L’estimation du préjudice total est très difficile à faire en raison de la volatilité des monnaies de l’époque, mais elle est sans doute comprise entre 50 et 160 milliards d’euros. Soit près de la moitié de la dette grecque d’aujourd’hui ! On ne s’étonnera donc pas que l’Allemagne se refuse à évoquer l’idée d’un quelconque remboursement.

"Toutes les questions concernant les réparations et les emprunts forcés sont politiquement et juridiquement closes", estime Frank-Walter Steinmeier, le ministre social-démocrate des Affaires étrangères, qui ne voit dans cette revendication qu’une manoeuvre de diversion de la Grèce pour fuir ses responsabilités. "La plus grande crainte des Allemands est d’ouvrir une boîte de Pandore en créant un précédent, analyse le journaliste Eberhard Rondholz. Si des réparations sont officiellement versées, rien n’empêcherait d’autres pays d’en réclamer à leur tour."

Dommages

L’Allemagne n’a remboursé qu’une petite partie des dommages infligés aux pays qu’elle a envahis. On s’est efforcé de ne pas répéter l’erreur de 1918, quand le versement d’énormes réparations aux vainqueurs laissa le peuple allemand exsangue et favorisa l’ascension de Hitler.

En 1945, pendant la partition du pays, la question des réparations fut reportée : les alliés avaient besoin d’une Allemagne de l’Ouest forte pour faire face au bloc soviétique. Cette bouffée d’oxygène contribua grandement au miracle économique des années 1950. Enfin, après la réunification, en 1990, fut signé à Moscou le traité dit "4+2" (les quatre puissances alliées, plus les deux Allemagnes).

Curieusement, le texte de ce traité aborde de nombreuses questions (les nouvelles frontières du pays, sa stratégie militaire, sa souveraineté, etc.), mais pas celle du paiement de réparations. Les Allemands estiment aujourd’hui que les signataires ont sciemment tiré un trait sur le sujet.
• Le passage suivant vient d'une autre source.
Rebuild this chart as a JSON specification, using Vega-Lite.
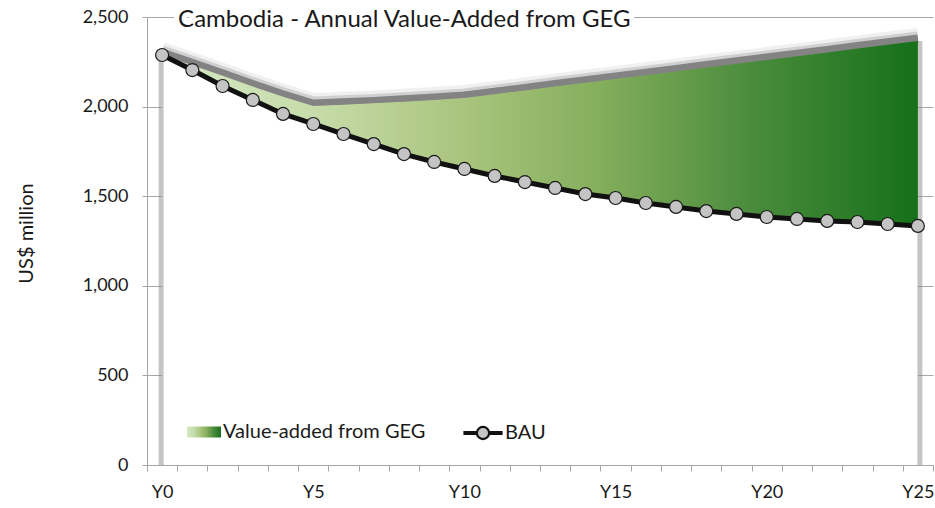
{
  "$schema": "https://vega.github.io/schema/vega-lite/v6.json",
  "width": 786,
  "height": 448,
  "autosize": "none",
  "padding": {"left": 147, "top": 17, "right": 2, "bottom": 43},
  "background": "white",
  "config": {
    "view": {"stroke": null},
    "axis": {
      "labelFont": "Lato",
      "titleFont": "Lato",
      "labelColor": "#1a1a1a",
      "titleColor": "#1a1a1a",
      "domainColor": "#a6a6a6",
      "tickColor": "#a6a6a6",
      "gridColor": "#a6a6a6"
    }
  },
  "data": {
    "values": [
      {"year": "Y0", "bau": 2288, "geg": 2288},
      {"year": "Y1", "bau": 2204, "geg": 2231},
      {"year": "Y2", "bau": 2115, "geg": 2172},
      {"year": "Y3", "bau": 2037, "geg": 2112},
      {"year": "Y4", "bau": 1959, "geg": 2055},
      {"year": "Y5", "bau": 1903, "geg": 2003},
      {"year": "Y6", "bau": 1847, "geg": 2010},
      {"year": "Y7", "bau": 1791, "geg": 2018},
      {"year": "Y8", "bau": 1735, "geg": 2027},
      {"year": "Y9", "bau": 1691, "geg": 2037},
      {"year": "Y10", "bau": 1652, "geg": 2048},
      {"year": "Y11", "bau": 1613, "geg": 2069},
      {"year": "Y12", "bau": 1579, "geg": 2090},
      {"year": "Y13", "bau": 1546, "geg": 2112},
      {"year": "Y14", "bau": 1512, "geg": 2133},
      {"year": "Y15", "bau": 1490, "geg": 2154},
      {"year": "Y16", "bau": 1462, "geg": 2175},
      {"year": "Y17", "bau": 1440, "geg": 2196},
      {"year": "Y18", "bau": 1417, "geg": 2218},
      {"year": "Y19", "bau": 1401, "geg": 2239},
      {"year": "Y20", "bau": 1384, "geg": 2260},
      {"year": "Y21", "bau": 1373, "geg": 2281},
      {"year": "Y22", "bau": 1362, "geg": 2302},
      {"year": "Y23", "bau": 1356, "geg": 2324},
      {"year": "Y24", "bau": 1345, "geg": 2345},
      {"year": "Y25", "bau": 1334, "geg": 2366}
    ]
  },
  "encoding": {
    "x": {
      "field": "year",
      "type": "ordinal",
      "sort": null,
      "scale": {"type": "band", "paddingInner": 0, "paddingOuter": 0},
      "axis": {
        "title": null,
        "tickBand": "extent",
        "tickSize": 6,
        "labelPadding": 12,
        "labelFontSize": 18,
        "labelAngle": 0,
        "labelExpr": "indexof(['Y0','Y5','Y10','Y15','Y20','Y25'], datum.value) >= 0 ? datum.value : ''",
        "grid": false
      }
    }
  },
  "layer": [
    {
      "mark": {"type": "area", "fill": "white", "orient": "vertical"},
      "encoding": {
        "y": {
          "field": "bau",
          "type": "quantitative",
          "scale": {"domain": [0, 2500], "nice": false},
          "axis": {
            "title": "US$ million",
            "titleFontSize": 20,
            "titleFontWeight": "normal",
            "titleAngle": -90,
            "titleX": -121,
            "titleY": 216,
            "titleAlign": "center",
            "titleBaseline": "middle",
            "values": [0, 500, 1000, 1500, 2000, 2500],
            "format": ",.0f",
            "labelFontSize": 18,
            "labelPadding": 14,
            "tickSize": 5,
            "grid": true
          }
        },
        "y2": {"datum": 0}
      }
    },
    {
      "transform": [{"filter": {"field": "year", "equal": "Y0"}}],
      "mark": {"type": "rule", "color": "#8c8c8c", "strokeWidth": 5, "opacity": 0.5, "xOffset": -1},
      "encoding": {"y": {"field": "geg", "type": "quantitative"}, "y2": {"datum": 0}}
    },
    {
      "transform": [{"filter": {"field": "year", "equal": "Y25"}}],
      "mark": {"type": "rule", "color": "#8c8c8c", "strokeWidth": 5, "opacity": 0.5, "xOffset": 2},
      "encoding": {"y": {"field": "geg", "type": "quantitative"}, "y2": {"datum": 0}}
    },
    {
      "mark": {"type": "line", "color": "#707070", "strokeWidth": 16, "opacity": 0.1, "yOffset": -5},
      "encoding": {"y": {"field": "geg", "type": "quantitative"}}
    },
    {
      "mark": {"type": "line", "color": "#707070", "strokeWidth": 11, "opacity": 0.25, "yOffset": -4},
      "encoding": {"y": {"field": "geg", "type": "quantitative"}}
    },
    {
      "mark": {"type": "line", "color": "#7a7a7a", "strokeWidth": 7, "opacity": 0.9, "yOffset": -3},
      "encoding": {"y": {"field": "geg", "type": "quantitative"}}
    },
    {
      "mark": {
        "type": "area",
        "fill": {"gradient": "linear", "x1": 0, "y1": 0, "x2": 1, "y2": 0,
          "stops": [
            {"offset": 0, "color": "#d6e9c4"},
            {"offset": 0.2, "color": "#c6dcaa"},
            {"offset": 0.4, "color": "#a9c47d"},
            {"offset": 0.58, "color": "#84ae5c"},
            {"offset": 0.78, "color": "#4a8c3c"},
            {"offset": 1, "color": "#16701a"}
          ]}
      },
      "encoding": {
        "y": {"field": "geg", "type": "quantitative"},
        "y2": {"field": "bau"},
        "opacity": {
          "datum": "Value-added from GEG",
          "type": "nominal",
          "scale": {"range": [1]},
          "legend": {
            "orient": "none",
            "legendX": 40,
            "legendY": 398,
            "title": null,
            "padding": 0,
            "labelFont": "Lato",
            "labelFontSize": 20,
            "labelColor": "#1a1a1a",
            "labelOffset": 2,
            "labelLimit": 400,
            "symbolType": "M-1,-0.32H1V0.32H-1Z",
            "symbolSize": 1156,
            "symbolStrokeWidth": 0
          }
        }
      }
    },
    {
      "mark": {"type": "line", "strokeWidth": 5},
      "encoding": {
        "y": {"field": "bau", "type": "quantitative"},
        "stroke": {
          "datum": "BAU",
          "type": "nominal",
          "scale": {"range": ["#111111"]},
          "legend": {
            "orient": "none",
            "legendX": 316,
            "legendY": 396,
            "title": null,
            "padding": 0,
            "labelFont": "Lato",
            "labelFontSize": 20,
            "labelColor": "#1a1a1a",
            "labelOffset": 2,
            "symbolType": "M-1,-0.055H-0.33V0.055H-1Z M0.33,-0.055H1V0.055H0.33Z M0.33,0A0.33,0.33 0 1,1 -0.33,0A0.33,0.33 0 1,1 0.33,0Z",
            "symbolSize": 1369,
            "symbolFillColor": "#c4c4c4",
            "symbolStrokeWidth": 2.2
          }
        }
      }
    },
    {
      "mark": {"type": "point", "filled": true, "shape": "circle", "size": 169, "fill": "#c4c4c4", "stroke": "#1a1a1a", "strokeWidth": 1.2, "opacity": 1},
      "encoding": {"y": {"field": "bau", "type": "quantitative"}}
    },
    {
      "transform": [{"filter": {"field": "year", "equal": "Y0"}}],
      "mark": {"type": "text", "text": "Cambodia - Annual Value-Added from GEG", "font": "Lato", "fontSize": 24, "align": "left", "baseline": "middle", "dx": 16, "dy": 3, "fill": "white", "stroke": "white", "strokeWidth": 10, "strokeJoin": "round"},
      "encoding": {"y": {"datum": 2500}}
    },
    {
      "transform": [{"filter": {"field": "year", "equal": "Y0"}}],
      "mark": {"type": "text", "text": "Cambodia - Annual Value-Added from GEG", "font": "Lato", "fontSize": 24, "align": "left", "baseline": "middle", "dx": 16, "dy": 3, "fill": "#1a1a1a"},
      "encoding": {"y": {"datum": 2500}}
    }
  ]
}
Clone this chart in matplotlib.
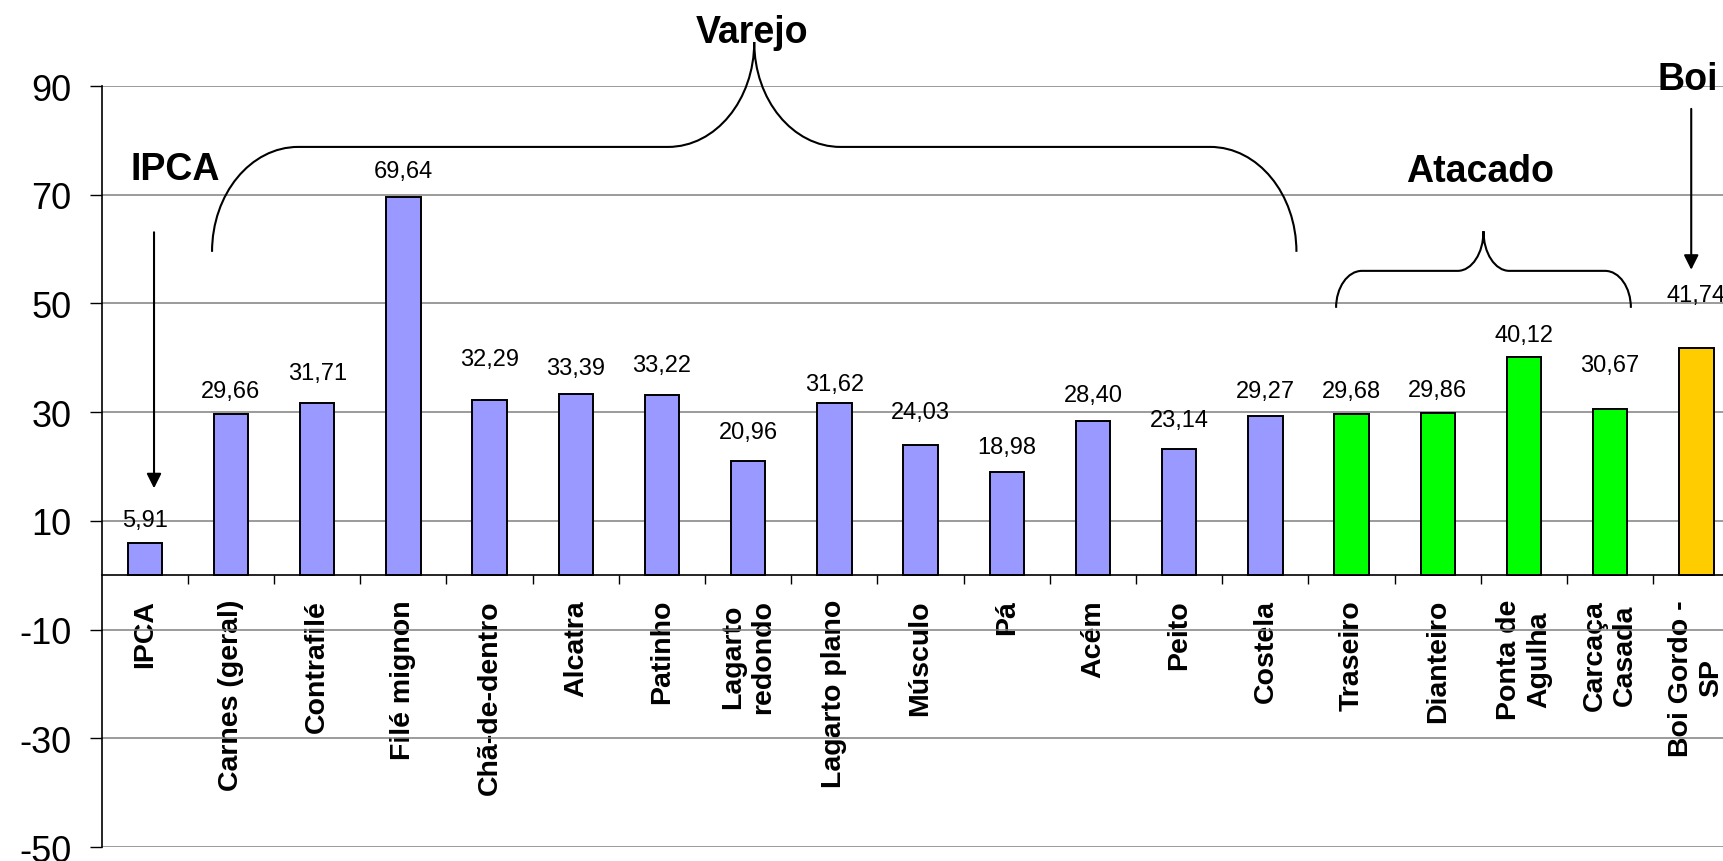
import numpy as np
import matplotlib
matplotlib.use('Agg')
import matplotlib.pyplot as plt
from matplotlib.path import Path
from matplotlib.patches import PathPatch

plt.rcParams['font.family'] = ['Liberation Sans', 'DejaVu Sans']

categories = ['IPCA', 'Carnes (geral)', 'Contrafilé', 'Filé mignon', 'Chã-de-dentro',
              'Alcatra', 'Patinho', 'Lagarto\nredondo', 'Lagarto plano', 'Músculo',
              'Pá', 'Acém', 'Peito', 'Costela', 'Traseiro', 'Dianteiro',
              'Ponta de\nAgulha', 'Carcaça\nCasada', 'Boi Gordo -\nSP']
values = [5.91, 29.66, 31.71, 69.64, 32.29, 33.39, 33.22, 20.96, 31.62, 24.03,
          18.98, 28.40, 23.14, 29.27, 29.68, 29.86, 40.12, 30.67, 41.74]
groups = ['varejo'] * 14 + ['atacado'] * 4 + ['boi']

colors = {'varejo': '#9999FF', 'atacado': '#00FF00', 'boi': '#FFCC00'}
# distance (points) between bar top and its value label
label_gap = [12, 12, 17, 14, 25, 14, 17, 17, 10, 19, 14, 14, 17, 14, 12, 12, 12, 27, 34]

fig = plt.figure(figsize=(17.24, 8.62), dpi=100)
ax = fig.add_axes([0.05899, 0.01613, 0.950, 0.8829])

x = np.arange(len(categories))
bars = ax.bar(x, values, width=0.4, color=[colors[g] for g in groups],
              edgecolor='black', linewidth=1.4, zorder=3)

for xi, v, gap in zip(x, values, label_gap):
    ax.annotate(f'{v:.2f}'.replace('.', ','), (xi, v), xytext=(0, gap),
                textcoords='offset points', ha='center', va='baseline',
                fontsize=17, zorder=4)

ax.set_xlim(-0.5, len(categories) - 0.5)
ax.set_ylim(-50, 90)
ax.set_yticks(np.arange(-50, 91, 20))
ax.yaxis.grid(True, color='#808080', linewidth=1.1, zorder=0)
ax.set_axisbelow(True)

ax.spines['top'].set_visible(False)
ax.spines['right'].set_visible(False)
ax.spines['bottom'].set_position(('data', 0))
ax.spines['bottom'].set_linewidth(1.2)
ax.spines['left'].set_linewidth(1.2)

ax.set_xticks(x)
ax.set_xticklabels(categories, rotation=90, fontsize=20.5, fontweight='bold',
                   ha='center', va='top')
ax.set_xticks(np.arange(0.5, len(categories) - 0.5, 1), minor=True)
ax.tick_params(axis='x', which='major', length=0, pad=17)
ax.tick_params(axis='x', which='minor', length=6.5, width=1, direction='out')
ax.tick_params(axis='y', length=8.6, width=1, pad=13, labelsize=26)
ax.set_yticklabels([str(t) for t in np.arange(-50, 91, 20)])


def brace(x0, x1, y_end, y_bar, y_tip, rx):
    # curly brace opening downward, tip in the middle
    xm = (x0 + x1) / 2
    k = 0.5523
    dy_c = y_bar - y_end
    dy_t = y_tip - y_bar
    verts = [(x0, y_end),
             (x0, y_end + k * dy_c), (x0 + rx - k * rx, y_bar), (x0 + rx, y_bar),
             (xm - rx, y_bar),
             (xm - rx + k * rx, y_bar), (xm, y_tip - k * dy_t), (xm, y_tip),
             (xm, y_tip - k * dy_t), (xm + rx - k * rx, y_bar), (xm + rx, y_bar),
             (x1 - rx, y_bar),
             (x1 - rx + k * rx, y_bar), (x1, y_end + k * dy_c), (x1, y_end)]
    codes = [Path.MOVETO,
             Path.CURVE4, Path.CURVE4, Path.CURVE4,
             Path.LINETO,
             Path.CURVE4, Path.CURVE4, Path.CURVE4,
             Path.CURVE4, Path.CURVE4, Path.CURVE4,
             Path.LINETO,
             Path.CURVE4, Path.CURVE4, Path.CURVE4]
    ax.add_patch(PathPatch(Path(verts, codes), facecolor='none', edgecolor='black',
                           linewidth=1.5, clip_on=False, zorder=5))


brace(0.78, 13.36, 59.5, 78.8, 98.1, 1.0)
brace(13.82, 17.24, 49.2, 56.0, 63.3, 0.3)

ax.text(7.05, 98.1, 'Varejo', ha='center', va='baseline', fontsize=27,
        fontweight='bold', clip_on=False)
ax.text(0.35, 72.9, 'IPCA', ha='center', va='baseline', fontsize=27, fontweight='bold')
ax.text(15.49, 72.6, 'Atacado', ha='center', va='baseline', fontsize=27, fontweight='bold')
ax.text(17.90, 89.4, 'Boi', ha='center', va='baseline', fontsize=27, fontweight='bold',
        clip_on=False, zorder=6)

arrow = dict(arrowstyle='-|>,head_length=0.4,head_width=0.2', mutation_scale=22,
             color='black', lw=1.5, shrinkA=0, shrinkB=0)
ax.annotate('', xy=(0.107, 16.0), xytext=(0.107, 63.1), arrowprops=arrow)
ax.annotate('', xy=(17.94, 56.2), xytext=(17.94, 85.8), arrowprops=arrow)

fig.savefig('out.png', dpi=100)
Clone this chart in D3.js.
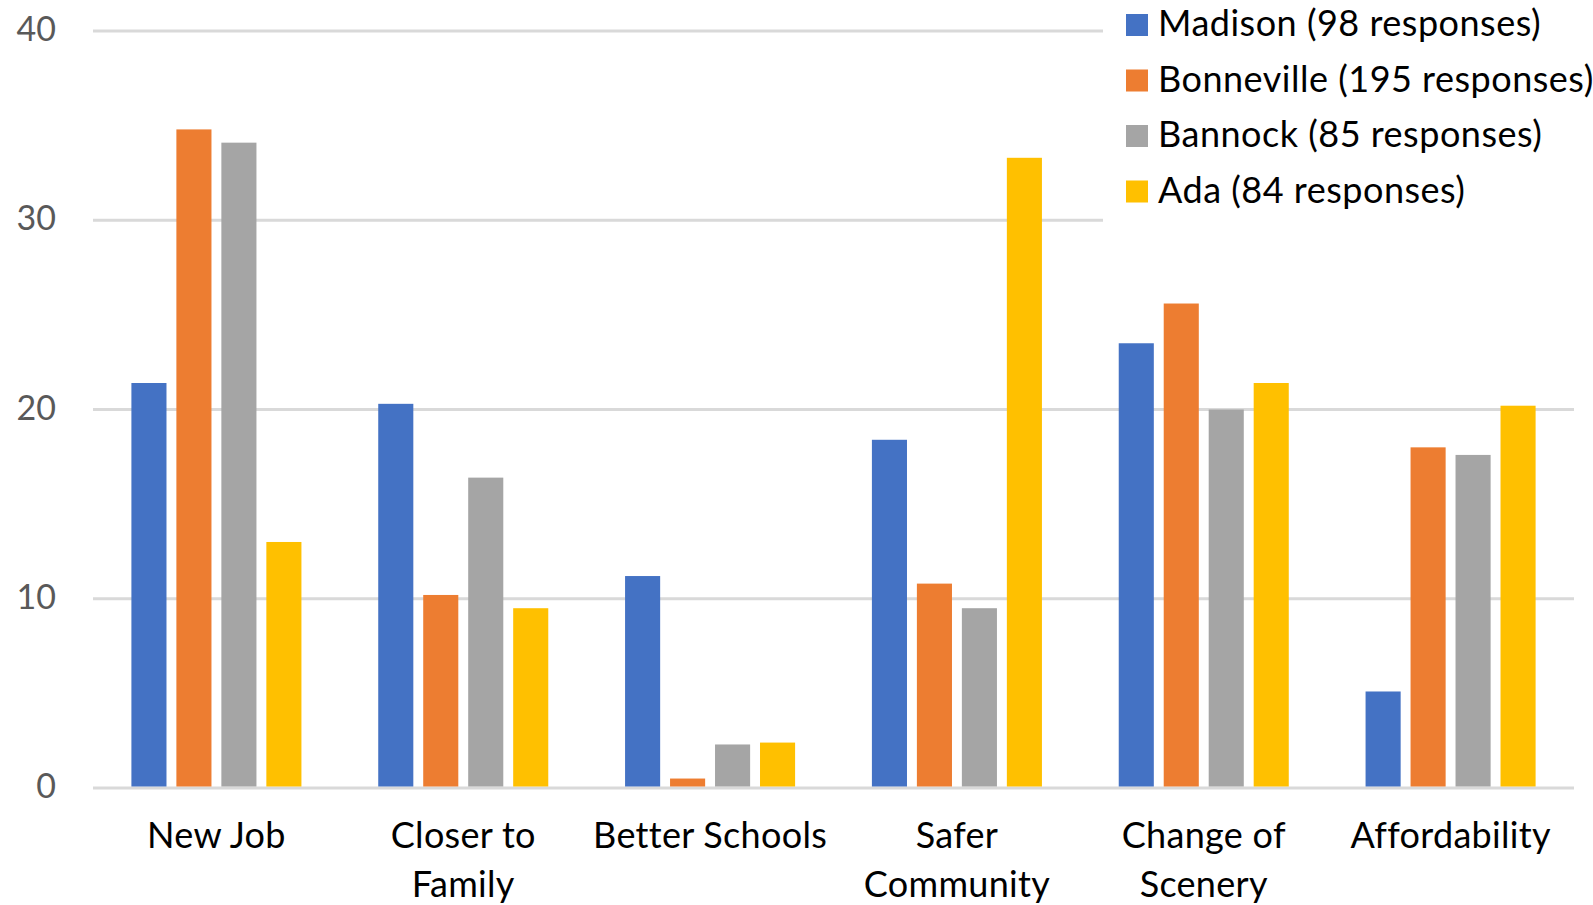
<!DOCTYPE html>
<html><head><meta charset="utf-8">
<script src="https://cdn.jsdelivr.net/npm/d3@7"></script>
<style>html,body{margin:0;padding:0;background:#fff;}svg{display:block;}</style>
</head><body>
<script>
const categories = ["New Job", "Closer to Family", "Better Schools", "Safer Community", "Change of Scenery", "Affordability"];
const categoryLines = [["New Job"], ["Closer to", "Family"], ["Better Schools"], ["Safer", "Community"], ["Change of", "Scenery"], ["Affordability"]];
const seriesNames = ["Madison (98 responses)", "Bonneville (195 responses)", "Bannock (85 responses)", "Ada (84 responses)"];
const madison = [21.4, 20.3, 11.2, 18.4, 23.5, 5.1];
const bonneville = [34.8, 10.2, 0.5, 10.8, 25.6, 18.0];
const bannock = [34.1, 16.4, 2.3, 9.5, 20.0, 17.6];
const ada = [13.0, 9.5, 2.4, 33.3, 21.4, 20.2];
const yTicks = [0, 10, 20, 30, 40];
const colors = ["#4472C4", "#ED7D31", "#A5A5A5", "#FFC000"];

const series = [madison, bonneville, bannock, ada];
const W = 1593, H = 905;
const FONT = "Lato, 'Open Sans', sans-serif";
const svg = d3.select("body").append("svg").attr("width", W).attr("height", H);

const plotLeft = 93, plotRight = 1574;
const y = d3.scaleLinear().domain([0, 40]).range([788, 31]);
const x0 = d3.scaleBand().domain(categories).range([plotLeft, plotRight]).padding(0);
const inset = 38.4;
const x1 = d3.scaleBand().domain(d3.range(series.length)).range([inset, x0.bandwidth() - inset]).paddingInner(0.22).paddingOuter(0);

// gridlines
svg.append("g").selectAll("line").data(yTicks).join("line")
  .attr("x1", plotLeft).attr("x2", plotRight)
  .attr("y1", d => y(d)).attr("y2", d => y(d))
  .attr("stroke", "#d9d9d9").attr("stroke-width", 3);

// y tick labels
svg.append("g").selectAll("text").data(yTicks).join("text")
  .attr("x", 56).attr("y", d => y(d) + 10)
  .attr("text-anchor", "end")
  .attr("font-family", FONT).attr("font-size", 34).attr("fill", "#595959")
  .text(d => d);

// bars
const groups = svg.append("g").selectAll("g").data(categories).join("g")
  .attr("transform", c => `translate(${x0(c)},0)`);
groups.selectAll("rect").data((c, ci) => series.map((s, si) => ({si, v: s[ci]}))).join("rect")
  .attr("x", d => x1(d.si)).attr("width", x1.bandwidth())
  .attr("y", d => y(d.v)).attr("height", d => y(0) - 1.5 - y(d.v))
  .attr("fill", d => colors[d.si]);

// category labels
const cat = svg.append("g").selectAll("text").data(categories).join("text")
  .attr("text-anchor", "middle")
  .attr("font-family", FONT).attr("font-size", 36).attr("letter-spacing", 0.3).attr("fill", "#000")
  .attr("transform", c => `translate(${x0(c) + x0.bandwidth() / 2},848)`);
cat.selectAll("tspan").data((c, i) => categoryLines[i]).join("tspan")
  .attr("x", 0).attr("y", (d, i) => i * 49).text(d => d);

// legend
const leg = svg.append("g");
leg.append("rect").attr("x", 1103).attr("y", 0).attr("width", W - 1103).attr("height", 228).attr("fill", "#fff");
const li = leg.selectAll("g").data(seriesNames).join("g")
  .attr("transform", (d, i) => `translate(0,${36 + i * 55.5})`);
li.append("rect").attr("x", 1126).attr("y", -22).attr("width", 22).attr("height", 22)
  .attr("fill", (d, i) => colors[i]);
li.append("text").attr("x", 1158).attr("y", 0)
  .attr("font-family", FONT).attr("font-size", 36).attr("letter-spacing", 0.5).attr("fill", "#000")
  .text(d => d);
</script>
</body></html>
Un argument contestable et contesté jusqu’au sein de la coalition au pouvoir à Berlin.

Certains élus de gauche réclament en effet un débat plus ouvert et jugent cette fin de non-recevoir contre-productive. "Il est très peu probable que la Grèce revoie un jour son argent, commente Hartwig. Mais depuis quelques jours, d’autres solutions, plus réalistes, sont évoquées." Lors de sa rencontre avec Tsipras, le 23 mars à Berlin, Angela Merkel a confirmé sa proposition d’augmenter le montant du Fonds d’avenir germano-grec, censé financer des partenariats économiques et sociaux (il était initialement doté de 4 millions d’euros).

L’Allemagne pourrait aussi participer à différentes fondations (un Office pour la jeunesse, par exemple), comme elle le fait déjà avec la France ou la Pologne. Reste à savoir si cette manière d’assumer ses responsabilités historiques suffira au peuple grec.